# New Video - Coyote Hunting Solo



## Call-In the Country

I was finally able to take a coyote on film while being the shooter and filmer. I've tried a few times and although I have been able to call them in, connecting or connecting on film is another ball game. Of all the places to do this I think I chose the hardest one. Luckily I had the video pointed in the right direction. Check it out.

Video


----------



## SWAMPBUCK10PT

enjoyed your vid----sb


----------



## El Gato Loco

Good shooting man. Nice to be able to get one on film!
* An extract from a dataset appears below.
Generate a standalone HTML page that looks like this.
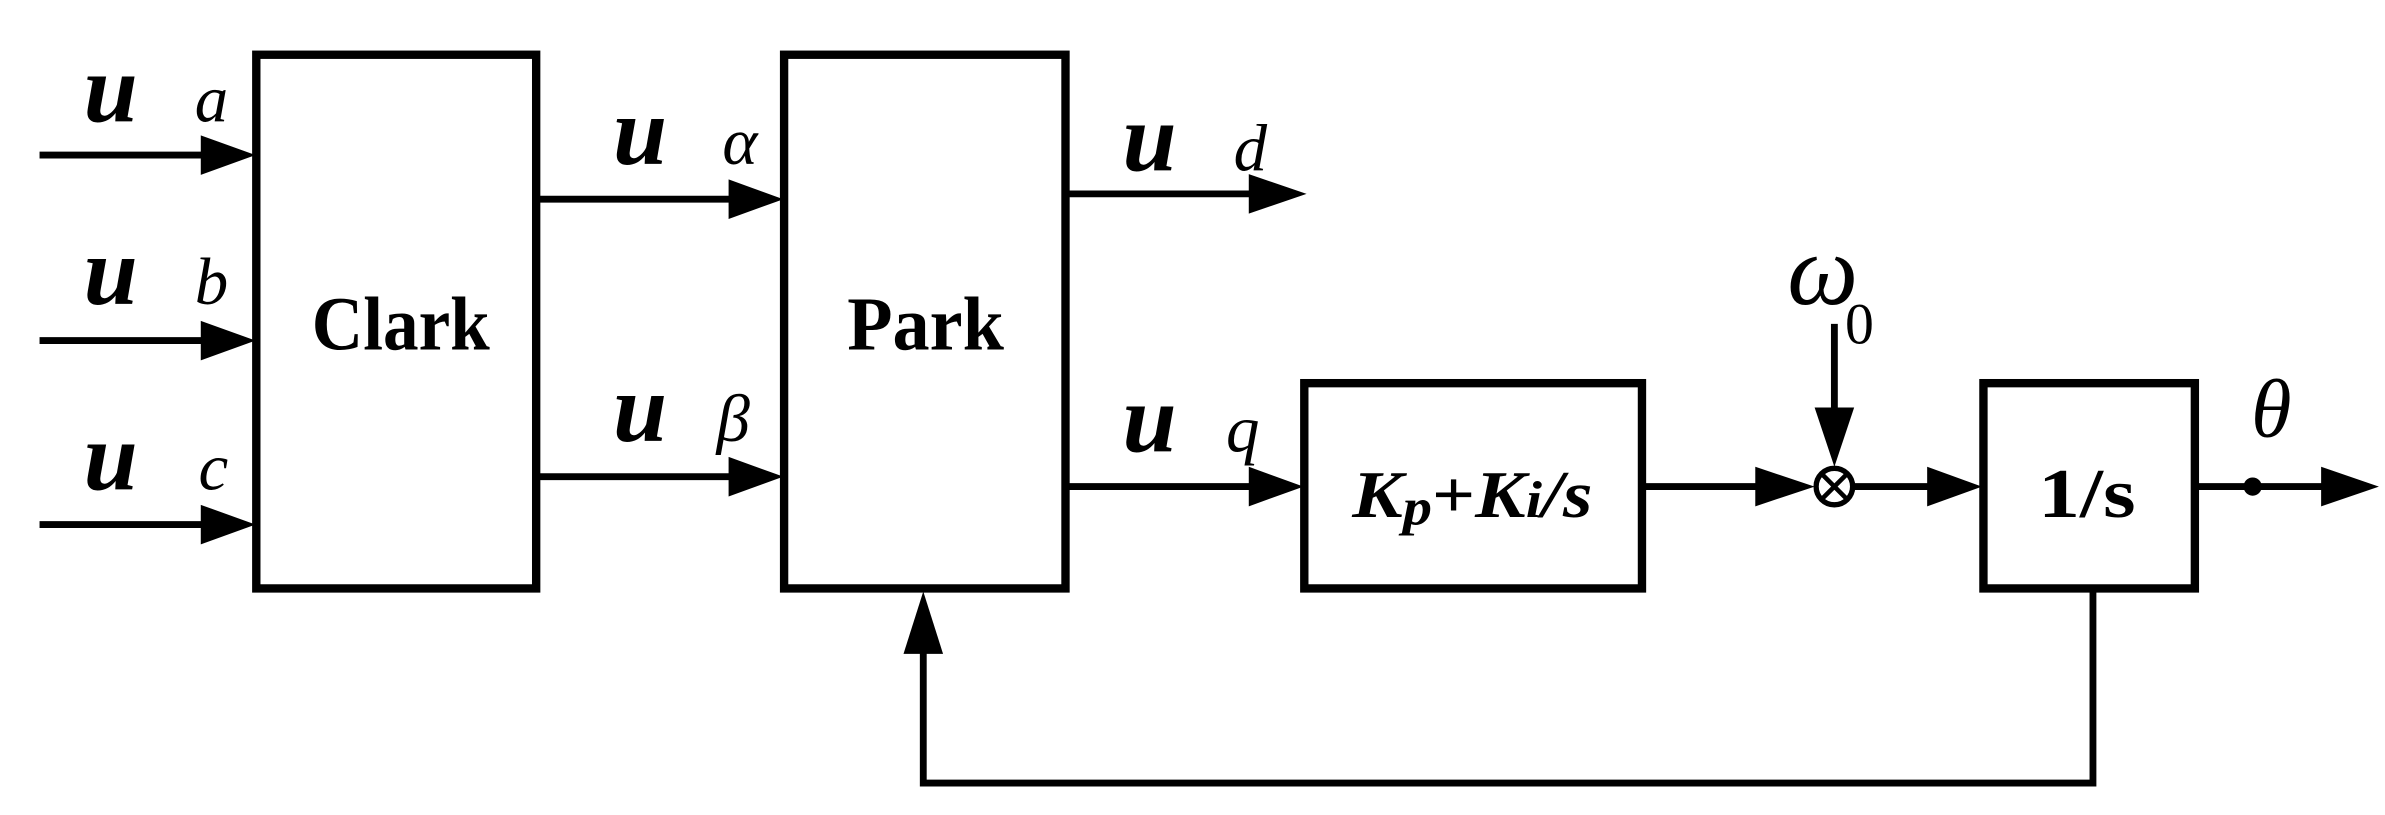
<!DOCTYPE html>
<html><head><meta charset="utf-8"><style>html,body{margin:0;padding:0;background:#fff}svg{display:block}text{font-family:"Liberation Serif","Times New Roman",serif}</style></head>
<body>
<svg width="2385" height="815" viewBox="0 0 1568 536" preserveAspectRatio="none" xmlns="http://www.w3.org/2000/svg">
<g fill="none" stroke="#000" stroke-width="5.5" stroke-linejoin="miter">
<rect x="168.5" y="36" width="184" height="351"/>
<rect x="515.5" y="36" width="185" height="351"/>
<rect x="857.5" y="252" width="222" height="135"/>
<rect x="1304" y="252" width="139" height="135"/>
</g>
<g fill="none" stroke="#000" stroke-width="4.5">
<circle cx="1206" cy="320" r="12" stroke-width="3.5"/>
<path d="M1197.5 311.5L1214.5 328.5M1214.5 311.5L1197.5 328.5" stroke-width="3"/>
<path d="M26 102H140M26 224H140M26 345H140"/>
<path d="M353 131H488M353 313.5H488"/>
<path d="M701 127.5H825M701 320H830"/>
<path d="M1080 320H1160M1218 320H1280M1443 320H1530"/>
<path d="M1206 213V275"/>
<path d="M1376 387V515H607V425"/>
</g>
<g fill="#000">
<path d="M132 89L168 102L132 115Z"/>
<path d="M132 211L168 224L132 237Z"/>
<path d="M132 332L168 345L132 358Z"/>
<path d="M479 118L515 131L479 144Z"/>
<path d="M479 300.5L515 313.5L479 326.5Z"/>
<path d="M821 114.5L859 127.5L821 140.5Z"/>
<path d="M821 307L857 320L821 333Z"/>
<path d="M1154 307L1193 320L1154 333Z"/>
<path d="M1267 307L1303 320L1267 333Z"/>
<path d="M1526 307L1564 320L1526 333Z"/>
<path d="M1193 268L1219 268L1206 307Z"/>
<path d="M594 430L620 430L607 389Z"/>
<circle cx="1481" cy="320" r="6"/>
</g>
<g fill="#000" font-style="italic">
<text x="55" y="80" font-size="64" font-weight="bold" transform="scale(1 1)" textLength="95">u<tspan font-size="44" font-weight="normal">a</tspan></text>
<text x="55" y="200" font-size="64" font-weight="bold" textLength="95">u<tspan font-size="44" font-weight="normal">b</tspan></text>
<text x="55" y="322" font-size="64" font-weight="bold" textLength="95">u<tspan font-size="44" font-weight="normal">c</tspan></text>
<text x="403" y="108" font-size="64" font-weight="bold" textLength="95">u<tspan font-size="44" font-weight="normal">α</tspan></text>
<text x="403" y="290" font-size="64" font-weight="bold" textLength="90">u<tspan font-size="44" font-weight="normal">β</tspan></text>
<text x="738" y="112" font-size="64" font-weight="bold" textLength="95">u<tspan font-size="44" font-weight="normal">d</tspan></text>
<text x="738" y="297" font-size="64" font-weight="bold" textLength="90">u<tspan font-size="44" font-weight="normal">q</tspan></text>
<text x="1175" y="200" font-size="66">ω</text>
<text x="1213" y="226" font-size="38" font-style="normal">0</text>
<text x="1480" y="287" font-size="54">θ</text>
<text x="889" y="340" font-size="44" font-weight="bold" textLength="158" lengthAdjust="spacingAndGlyphs">K<tspan font-size="34" dy="5">p</tspan><tspan dy="-5" font-style="normal">+</tspan>K<tspan font-size="34">i</tspan>/s</text>
</g>
<g fill="#000" font-weight="bold">
<text x="205" y="230" font-size="50" textLength="117" lengthAdjust="spacingAndGlyphs">Clark</text>
<text x="557" y="230" font-size="50" textLength="103" lengthAdjust="spacingAndGlyphs">Park</text>
<text x="1340" y="340" font-size="46" textLength="64" lengthAdjust="spacingAndGlyphs">1/s</text>
</g>
</svg>
</body></html>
I don't think I am that coordinated just yet. lol


----------



## hassell

Great vid., thanks for sharing.


----------



## 220swift

getting started filming myself so I know the challenges involved. thanks for posting yours. makes me want to keep trying.


----------



## youngdon

Nice job Ross ! Congrats !


----------



## singlesix

I enoyed watching your video, and great shot too. I like that hat where did you get that?


----------



## sos1inmesa

Nice video. I also want to get into doing videos, as I'd have an awesome blooper reel by now. Mostly of me giving coyotes heart attacks.


----------



## bar-d

Nice video, very enjoyable. Great looking coyote country.


----------



## CamdenOutdoors

Love this video! I've seen it on YouTube a week or two ago. Pretty rad man!

---
I am here: http://maps.google.com/maps?ll=28.944882,-82.151791
-Camden


----------



## Ruger

Nice! Great job, enjoyed. Always wanted to try and video a hunt. I do alot of solo hunting, gotta be a challenge to video.


----------



## Kansascaller

Nice video! What type of stock is that on your rifle? I like it.


----------



## Call-In the Country

Sorry about the delay in the response. It's a howa axxiom. It comes with a knoxx, recoil reducing, stock that makes my 22-250 feel like a 223 through an AR.


----------